In November a group of English Language Learners teachers in the Maple Ridge Pitt Meadows school district were looking for resources to teach their students about the festival of Diwali.
In their search the foursome realized there were numerous lesson plans and books, but nothing in child-friendly language to engage students.
So Kawaldeep Ghuman, Sukhdeep Birdi, Harjit Chauhan, and Moona Tyers, took matters into their own hands, collaborated together, and came up with the idea of creating their own video, sharing what they knew about the festival and their experience as Sikh Canadians who grew up celebrating it. And not just solely for their students but the broader school community as well.
Students were so enthralled with the video that the teachers released a new video Monday, May 2 – this one student led – explaining the month of Ramadan, during which Muslims worldwide fast, pray, do good deeds and appreciate family and friends – and Eid, a festival celebrating the end of Ramadan, during which the video was released.

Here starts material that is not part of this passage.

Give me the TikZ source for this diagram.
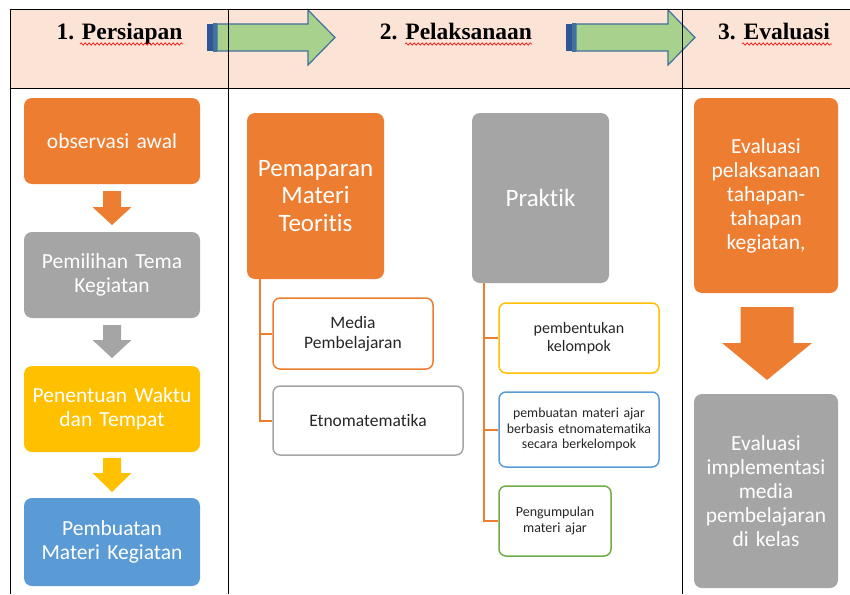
\documentclass[tikz,border=0pt]{standalone}
\usepackage{fontspec}
\setmainfont{Carlito}[Ligatures=NoCommon]
\newfontfamily\headfont{Liberation Serif}
\usetikzlibrary{decorations.pathmorphing}

\definecolor{boxorange}{HTML}{ED7D31}
\definecolor{boxgray}{HTML}{A5A5A5}
\definecolor{boxyellow}{HTML}{FFC000}
\definecolor{boxblue}{HTML}{5B9BD5}
\definecolor{boxgreen}{HTML}{70AD47}
\definecolor{headpink}{HTML}{FBE3D6}
\definecolor{arrowgreen}{HTML}{A9D18E}
\definecolor{arrowline}{HTML}{41719C}
\definecolor{arrowdark}{HTML}{2F5597}
\definecolor{darktext}{HTML}{262626}

% block arrow pointing down: colour, x, top, head base, tip, shaft half, head half
\newcommand\blockdown[7]{%
  \fill[#1] (#2-#6,#3) -- (#2+#6,#3) -- (#2+#6,#4) -- (#2+#7,#4)
    -- (#2,#5) -- (#2-#7,#4) -- (#2-#6,#4) -- cycle;}
% striped arrow pointing right: left x, head base x, tip x
\newcommand\stepright[3]{%
  \fill[arrowdark] (#1,24) rectangle (#1+6,51);
  \draw[arrowline, fill=arrowgreen, line width=1.2] (#1+7,24) rectangle (#1+9,51);
  \draw[arrowline, fill=arrowgreen, line width=1.2] (#1+10,24) -- (#2,24) -- (#2,10)
    -- (#3,37.5) -- (#2,65) -- (#2,51) -- (#1+10,51) -- cycle;}

\begin{document}
\begin{tikzpicture}[x=1pt,y=-1pt,
                fill box/.style={rounded corners=8, inner sep=0, align=center, text=white},
                line box/.style={rounded corners=7, inner sep=0, align=center, text=darktext,
                                 fill=white, line width=1.5},
                big text/.style={font=\fontsize{25}{27.5}\selectfont},
                mid text/.style={font=\fontsize{21.5}{24}\selectfont},
                branch/.style={boxorange, line width=2},
                head text/.style={anchor=base, font=\headfont\bfseries\fontsize{23.5}{26}\selectfont},
                wavy/.style={red, line width=0.6, decorate,
                             decoration={snake, amplitude=1.2, segment length=4}},
                ]
                \useasboundingbox (0,0) rectangle (850,594);

                % header row
                \fill[headpink] (10,9) rectangle (850,88);
                \stepright{207}{308}{335}
                \stepright{566}{668}{695}
                \draw[line width=0.8] (850,9) -- (10,9) -- (10,594);
                \draw[line width=0.8] (10,88) -- (850,88);
                \draw[line width=0.8] (228,9) -- (228,594);
                \draw[line width=0.8] (682,9) -- (682,594);

                \node[head text] (h1) at (119.5,40) {1. Persiapan};
                \node[head text] (h2) at (456,40) {2. Pelaksanaan};
                \node[head text] (h3) at (774,40) {3. Evaluasi};
                \draw[wavy] (80,44) -- (183,44);
                \draw[wavy] (405,44) -- (532,44);
                \draw[wavy] (742,44) -- (832,44);

                % 1. Persiapan
                \node[fill box, mid text, fill=boxorange, text width=176, minimum height=86] (ob) at (112,141) {observasi awal};
                \node[fill box, mid text, fill=boxgray, text width=176, minimum height=86] (pt) at (112,275) {Pemilihan Tema\\Kegiatan};
                \node[fill box, mid text, fill=boxyellow, text width=176, minimum height=86] (pw) at (112,409) {Penentuan Waktu\\dan Tempat};
                \node[fill box, mid text, fill=boxblue, text width=176, minimum height=88] (pb) at (112,542) {Pembuatan\\Materi Kegiatan};
                \blockdown{boxorange}{112}{191}{207}{225}{9}{19.5}
                \blockdown{boxgray}{112}{325}{340}{358}{9}{19.5}
                \blockdown{boxyellow}{112}{458}{473}{492}{9}{19.5}

                % 2. Pelaksanaan
                \node[fill box, big text, fill=boxorange, text width=137, minimum height=166] (pm) at (315.5,196) {Pemaparan\\Materi\\Teoritis};
                \node[fill box, big text, fill=boxgray, text width=137, minimum height=170] (pr) at (540.5,198) {Praktik};

                \node[line box, draw=boxorange, text width=160, minimum height=71,
                      font=\fontsize{17.5}{20}\selectfont] (md) at (353,333.5) {Media\\Pembelajaran};
                \node[line box, draw=boxgray, text width=190, minimum height=69,
                      font=\fontsize{17.5}{20}\selectfont] (et) at (368,420.5) {Etnomatematika};
                \draw[branch] ([xshift=13]pm.south west) |- (md.west);
                \draw[branch] ([xshift=13]pm.south west) |- (et.west);

                \node[line box, draw=boxyellow, text width=160, minimum height=70,
                      font=\fontsize{16}{18.5}\selectfont] (pk) at (579,338) {pembentukan\\kelompok};
                \node[line box, draw=boxblue, text width=160, minimum height=75,
                      font=\fontsize{13.8}{15.5}\selectfont] (pa) at (579,429.5) {pembuatan materi ajar\\berbasis etnomatematika\\secara berkelompok};
                \node[line box, draw=boxgreen, text width=112, minimum height=70,
                      font=\fontsize{14}{16.5}\selectfont] (pg) at (555,521) {Pengumpulan\\materi ajar};
                \draw[branch] ([xshift=12]pr.south west) |- (pk.west);
                \draw[branch] ([xshift=12]pr.south west) |- (pa.west);
                \draw[branch] ([xshift=12]pr.south west) |- (pg.west);

                % 3. Evaluasi
                \node[fill box, mid text, fill=boxorange, text width=144, minimum height=195] (e1) at (766,195.5) {Evaluasi\\pelaksanaan\\tahapan-\\tahapan\\kegiatan,};
                \node[fill box, mid text, fill=boxgray, text width=144, minimum height=194] (e2) at (766,491) {Evaluasi\\implementasi\\media\\pembelajaran\\di kelas};
                \blockdown{boxorange}{767}{307}{343}{380}{26.5}{45}
            \end{tikzpicture}
\end{document}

They asked not only their students to share firsthand information about how they mark the events, but also their families as well.
When they talked about the different holidays, the teachers and students realized there are so many similarities that they could focus on that would help their student community speak out and offer them a platform to do so.
Ghuman, an ELL teacher at Harry Hooge Elementary School said family members, their own included, provided not only resources like lesson plans, but art activities for the students, and photographs of traditional food and clothing for the videos.
Some of their students were initially shy, explained Chauhan, an ELL teachers at Fairview Elementary School, but when they started talking about their culture, it helped them come out of their shells.
“It’s just so beautiful because in some ways, some kids they want to share, but they don’t have the courage because they are a little bit shy,” said Birdi, ELL teacher at Albion Elementary School. However, she elaborated, when there is someone to facilitate the project and lead it, then all the students want to share and talk about their culture.
Birdi also noted how unique the project was and what positive feedback they received. Now they are planning for the next video.
One of Ghuman’s students who saw the Ramadan video approached her and asked if the next video could be on the Persian festival of Nowruz that marks the first day of spring.
“We’re in a unique situation where we are able to provide a platform for the students and their families to be heard,” remarked Chauhan. Otherwise, she noted, these celebrations are not on the typical calendar of holidays.
Not only do the videos broaden understanding, but they bring peer to peer awareness, and empower the students who celebrate the holidays. Chauhan noted how important it is to understand the different cultures in the community, which is diverse and continuously growing.
“Let’s talk about this, let’s understand it and let’s see what people are doing because it is important to a group of people that exist in our community,” she said.